Everything is laid bare, even stripped, the disrobing revealing a pure, taut and sensual skeleton. Like some object, maybe an old pine cone, simple and complex, examined from three angles, each opening a different history of the cone though each, of necessity, connected to and part of the other. Very hard to describe except to say we're fortunate to have yet another fantastic example of Pisaro's conception, exceptionally realized by Alvear. An absolute must for anyone interested in this area of music, truly beautiful.
also available from Erst Dist
Cristián Alvear Montecino - quatre pièces pour guitare & ondes sinusoïdales (Rhizome.s)
Alvear (on this release using his full name) makes it two for two with this entirely absorbing and excellent modern repertoire recording of four works.
I don't think I'd ever heard Alvin Lucier's "on the carpet of leaves illuminated by the moon, for guitar and pure wave oscillator" (2000) but it's a gem in line with many of his other works for acoustic instrument(s) and oscillators. Here, the guitarist plays single, purely ringing notes which interact with the sine wave, forming the familiar wavering ghost tones. A video I found of the piece performed by Jacob Sudol shows the guitarist adjusting his tuning as he plays; I think Alvear does the same, although it's very subtle if so. Even though the general aspect of the piece conforms to many others by Lucier, it's nonetheless entrancing, clearly played and luminous.
Ryoko Akama's "line.ar.me, for guitar and sine waves" (2014) lies in adjacent territory, and is almost exactly the same duration as the Lucier, but carries its own distinct aura. Unlike Lucier, Alvear is not asked to parallel the sine waves. Instead, there' more of a "normal" duet sensibility, the guitar sounding low, dulcet tones, spare commentary, the sines flowing through, intercepting the notes, bathing them, continuing on. Very contemplative and serene, with the slightest melancholy tinge--lovely.
The title, "premières et dernières pensées (avant de s'endormir)", a 2014 composition by Bruno Duplant, reminded me a bit of Satie's "Avant-dernières Pensées"; wonder if that was in mind? The guitar here is closer, just a bit, to melody. The notes don't cascade by any means, they're still hanging in air, but now sometimes in small clusters and one can imagine, if heard speeded up, that they might form a recognizable melodic pattern. A hum lies beneath, possibly ebow generated, a kind of pedal point. I'm guessing, from seeing other scores by Duplant, that the note choice is largely up to Montecino but whoever's responsible, those choices are great, a little romantic, a little sad, very clearheaded. Silences punctuate the work, giving space for consideration. I might have liked to have heard this piece cut back by a third or so, from its 16 minutes to the 12 of the previous two, but that's a minor quibble.
The big revelation for this listener is the final work, "pieza de escucha III" (2013) by Santiago Astaburuaga,a Chilean composer whom I'd not previously heard.

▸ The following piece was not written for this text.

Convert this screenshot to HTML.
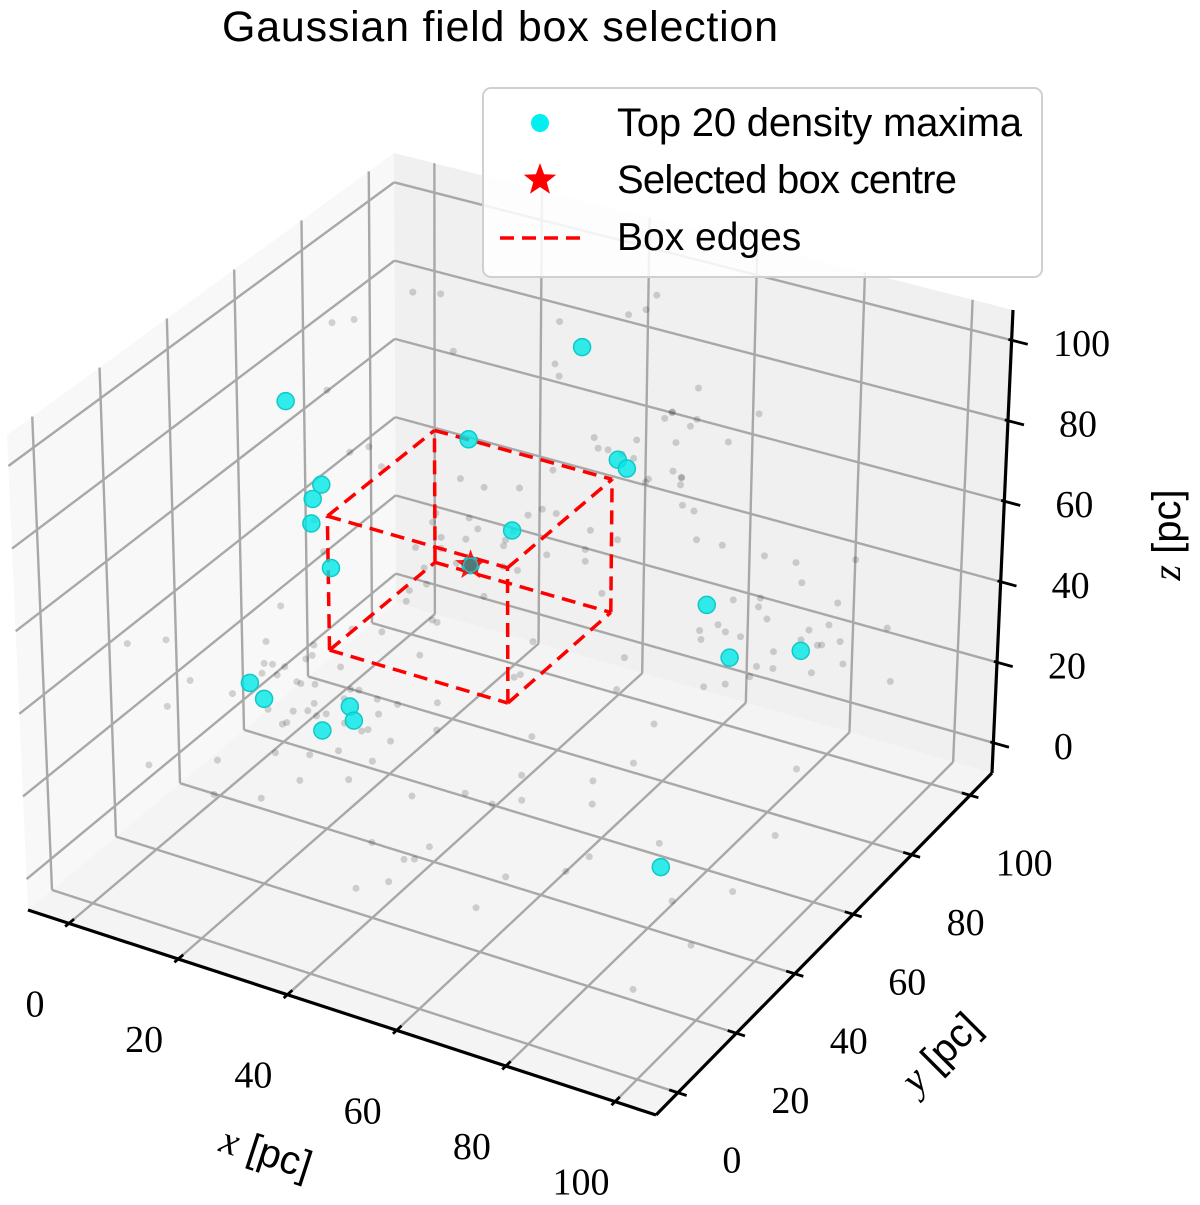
<!DOCTYPE html>
<html><head><meta charset="utf-8"><style>
html,body{margin:0;padding:0;background:#fff;}
svg{display:block;}
</style></head><body>
<svg id="chart" width="1200" height="1205" viewBox="0 0 1200 1205" xmlns="http://www.w3.org/2000/svg">
<text x="500" y="41" text-anchor="middle" font-family="Liberation Sans, sans-serif" font-size="43" textLength="556" fill="#000">Gaussian field box selection</text>
<g id="panes"></g><g id="grid"></g><g id="dots"></g><g id="boxg"></g><g id="maxima"></g><g id="axes"></g><g id="labels"></g>
<g>
<rect x="483" y="88" width="559" height="189" rx="8" fill="#fff" fill-opacity="0.85" stroke="#d0d0d0" stroke-width="2"/>
<circle cx="540" cy="123" r="9" fill="#00f0f0"/>
<text x="617" y="136" font-family="Liberation Sans, sans-serif" font-size="40" textLength="405">Top 20 density maxima</text>
<path id="legstar" fill="red"/>
<text x="617" y="193" font-family="Liberation Sans, sans-serif" font-size="40" textLength="340">Selected box centre</text>
<line x1="500" y1="238" x2="582" y2="238" stroke="red" stroke-width="3.5" stroke-dasharray="14,8"/>
<text x="617" y="250" font-family="Liberation Sans, sans-serif" font-size="39">Box edges</text>
</g>
</svg>
<script>
// data
const ticks=[0,20,40,60,80,100];
const tickLabels=["0","20","40","60","80","100"];
const maxX=[41.1,6.5,30.9,53,54.4,9.5,9.4,12,42,13.2,35.3,68.4,70.6,82.9,4.2,7.4,18.4,19.9,16.5,80.4];
const maxY=[85.1,51.9,67.1,76.4,76.9,57.3,54.8,50,61.9,53.8,60.2,79,83,84.8,43.1,42.1,50.4,49.1,44.9,43.5];
const maxZ=[90,85,75,72,70,62,60,58,60,45,50,40,25,30,20,18,15,13,12,5];
const centre=[35.3,60.2,50];
const halfSide=[16.5];
const gx=[12,15,8,18,22,10,14,20,5,25,16,11,19,23,9,13,17,21,7,26,30,34,28,38,32,41,36,29,44,33,39,27,35,42,31,55,60,52,58,63,50,57,66,61,54,72,76,70,80,74,78,68,82,75,71,85,90,88,92,95,87,45,48,40,62,65,84,93,3,98,47,24,37,53,69,81,6,59,46,88,64,15,29,43,57,71,85,99,2,36,50,18,33,12,27,40,52,67,79,91,8,
 11,14,17,9,20,24,13,16,6,22,19,12,27,31,26,35,38,33,29,40,43,37,46,49,51,56,59,62,65,68,73,77,81,86,89,94,97,4,8,12,21,25,34,39,44,48,53,58,63,67,72,76,83,87,91,96,1,10,15,28,32,42,47,55,61,66,70,79,84,93,3,7,18,23,30,36,45,50,57,64,69,74,78,82,90,95,99,2,16,27];
const gy=[40,45,50,38,48,42,55,35,47,52,44,39,58,41,46,36,53,49,43,37,60,62,58,66,55,64,70,57,68,61,72,54,65,59,63,78,82,75,85,80,74,88,79,83,76,84,88,80,90,86,82,78,92,85,81,88,84,90,86,92,80,30,20,15,25,10,60,40,70,50,95,5,12,8,18,30,22,95,100,15,35,65,75,85,90,55,45,20,10,28,33,72,48,62,26,94,68,58,40,70,88,
 43,47,51,39,44,56,34,41,60,50,38,62,55,66,48,63,71,52,59,67,73,57,69,77,80,86,72,81,91,76,88,93,79,83,87,74,90,12,25,5,18,32,8,22,14,28,3,35,19,42,27,9,16,31,45,6,75,97,85,100,92,98,68,96,88,99,64,58,70,45,20,28,36,22,15,40,33,26,12,50,18,9,24,38,30,46,55,80,65,94];
const gz=[15,18,10,22,12,25,20,14,28,8,16,30,12,19,24,11,17,21,26,9,55,60,48,52,65,58,50,45,62,70,56,42,66,53,47,72,68,75,80,62,78,70,85,66,74,30,25,35,28,22,38,32,26,40,20,30,45,25,55,35,40,5,10,3,8,12,60,90,75,15,95,50,85,20,40,65,35,5,95,70,80,2,30,45,60,88,92,10,50,100,18,40,35,68,80,22,55,15,100,60,90,
 13,21,16,27,9,14,23,32,19,11,36,24,44,51,38,57,63,41,59,46,68,54,61,73,49,77,82,66,71,58,35,44,29,27,33,48,24,20,6,42,15,28,55,9,36,62,18,48,30,75,12,58,40,22,65,8,88,70,94,82,78,90,96,68,85,73,98,52,64,3,45,12,30,60,25,7,38,82,50,15,34,72,20,44,10,55,28,86,64,5];
const lo=-7.5, hi=107.5;
// projection (trilinear through box corners)
const K={c000:[28,910],c100:[656,1115],c110:[992,773],c010:[396,603],c001:[7,435],c101:[656,625],c111:[1013,310],c011:[394,153]};
function P(x,y,z){
  const u=(x-lo)/(hi-lo),v=(y-lo)/(hi-lo),w=(z-lo)/(hi-lo);
  const r=[0,0];
  for(const [a,b,c] of [[0,0,0],[1,0,0],[1,1,0],[0,1,0],[0,0,1],[1,0,1],[1,1,1],[0,1,1]]){
    const wt=(a?u:1-u)*(b?v:1-v)*(c?w:1-w); const k=K['c'+a+b+c];
    r[0]+=wt*k[0]; r[1]+=wt*k[1];
  }
  return r;
}
const NS='http://www.w3.org/2000/svg';
function mk(tag,attrs,parent){const e=document.createElementNS(NS,tag);for(const k in attrs)e.setAttribute(k,attrs[k]);document.getElementById(parent).appendChild(e);return e;}
function poly(pts){return pts.map(p=>p.join(',')).join(' ');}
function line(p,q,attrs,parent){return mk('line',Object.assign({x1:p[0],y1:p[1],x2:q[0],y2:q[1]},attrs),parent);}
// panes
let e;
e=mk('polygon',{points:poly([P(lo,lo,lo),P(lo,hi,lo),P(lo,hi,hi),P(lo,lo,hi)]),fill:'#f8f8f8'},'panes');


e=mk('polygon',{points:poly([P(lo,hi,lo),P(hi,hi,lo),P(hi,hi,hi),P(lo,hi,hi)]),fill:'#f0f0f0'},'panes');


e=mk('polygon',{points:poly([P(lo,lo,lo),P(hi,lo,lo),P(hi,hi,lo),P(lo,hi,lo)]),fill:'#f4f4f4'},'panes');


// grid
const ga={stroke:'#a8a8a8','stroke-width':2.4};
ticks.forEach(t=>{
  e=line(P(lo,t,lo),P(lo,t,hi),ga,'grid');
  e=line(P(lo,lo,t),P(lo,hi,t),ga,'grid');
  e=line(P(t,hi,lo),P(t,hi,hi),ga,'grid');
  e=line(P(lo,hi,t),P(hi,hi,t),ga,'grid');
  e=line(P(t,lo,lo),P(t,hi,lo),ga,'grid');
  e=line(P(lo,t,lo),P(hi,t,lo),ga,'grid');
});
// gray field points
const n=Math.min(gx.length,gy.length,gz.length);
for(let i=0;i<n;i++){const p=P(gx[i],gy[i],gz[i]);
  e=mk('circle',{cx:p[0],cy:p[1],r:3.5,fill:'#000','fill-opacity':0.16},'dots');
  
  }
// box edges
const h=halfSide[0],cx=centre[0],cy=centre[1],cz=centre[2];
const xs=[cx-h,cx+h],ys=[cy-h,cy+h],zs=[cz-h,cz+h];
const ba={stroke:'red','stroke-width':3.5,'stroke-dasharray':'14,8',fill:'none'};
for(const y of ys)for(const z of zs){e=line(P(xs[0],y,z),P(xs[1],y,z),ba,'boxg');}
for(const x of xs)for(const z of zs){e=line(P(x,ys[0],z),P(x,ys[1],z),ba,'boxg');}
for(const x of xs)for(const y of ys){e=line(P(x,y,zs[0]),P(x,y,zs[1]),ba,'boxg');}
// maxima
for(let i=0;i<maxX.length;i++){const p=P(maxX[i],maxY[i],maxZ[i]);
  e=mk('circle',{cx:p[0],cy:p[1],r:8.5,fill:'#00e8e8','fill-opacity':0.8,stroke:'#10c8c8','stroke-width':1.5},'maxima');
  
  }
function starPath(x,y,R,r){let d='';for(let k=0;k<10;k++){const a=-Math.PI/2+k*Math.PI/5,rr=k%2?r:R;d+=(k?'L':'M')+(x+rr*Math.cos(a)).toFixed(1)+','+(y+rr*Math.sin(a)).toFixed(1);}return d+'Z';}
const sc=P(cx,cy,cz);
e=mk('path',{d:starPath(sc[0],sc[1],16,6.5),fill:'red','fill-opacity':0.9},'maxima');


e=mk('circle',{cx:sc[0],cy:sc[1],r:7,fill:'#3a8a8a','fill-opacity':0.85,stroke:'#30b8b8','stroke-width':1.5},'maxima');


document.getElementById('legstar').setAttribute('d',starPath(540,180,17,7));
// axes
const aa={stroke:'#000','stroke-width':3.2};
e=line(P(lo,lo,lo),P(hi,lo,lo),aa,'axes');
e=line(P(hi,lo,lo),P(hi,hi,lo),aa,'axes');
e=line(P(hi,hi,lo),P(hi,hi,hi),aa,'axes');
const ta={stroke:'#000','stroke-width':2.8};
const tf={'font-family':'Liberation Serif, serif','font-size':38,'text-anchor':'middle',fill:'#000'};
ticks.forEach((t,i)=>{
  e=line(P(t,lo-1.2,lo),P(t,lo+1.6,lo),ta,'axes');
  let p=P(t,lo,lo);
  e=mk('text',Object.assign({x:p[0]-34,y:p[1]+93},tf),'labels');e.textContent=tickLabels[i];
  
  e=line(P(hi-1.6,t,lo),P(hi+1.6,t,lo),ta,'axes');
  p=P(hi,t,lo);
  e=mk('text',Object.assign({x:p[0]+54,y:p[1]+80},tf),'labels');e.textContent=tickLabels[i];
  
  e=line(P(hi-0.6,hi,t),P(hi+3,hi,t),ta,'axes');
  p=P(hi,hi,t);
  e=mk('text',Object.assign({x:p[0]+70,y:p[1]+16},tf),'labels');e.textContent=tickLabels[i];
  
});
function axTitle(name,x,y,rot,v){
  const t=mk('text',{x:0,y:0,transform:`translate(${x},${y}) rotate(${rot})`,'text-anchor':'middle','font-size':40,fill:'#000'},'labels');
  
  
  const a=document.createElementNS(NS,'tspan');a.setAttribute('font-family','Liberation Serif, serif');a.setAttribute('font-style','italic');a.textContent=v;t.appendChild(a);
  const b=document.createElementNS(NS,'tspan');b.setAttribute('font-family','Liberation Sans, sans-serif');b.textContent=' [pc]';t.appendChild(b);
}
axTitle('x-axis-title',262,1165,18,'x');
axTitle('y-axis-title',950,1062,-45,'y');
axTitle('z-axis-title',1180,535,-90,'z');
</script>
</body></html>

Though the piece has a similarly restrained volume level and slow pacing akin to the above works, there's no thoroughgoing electronics (they're quite present, but appear episodically, in various guises) and also a much wider sonic palette from the guitar, including rustling and percussive effects, the latter particularly wonderful and resonant appearing about halfway through. But far more than the individual elements, there's something special about the choices and sequencing that sets this one apart, some "way of hearing" that resonates very strongly with me. Even better, you can watch a video of Montecino performing the piece here
A great release, along with the Potlatch above, both required listening.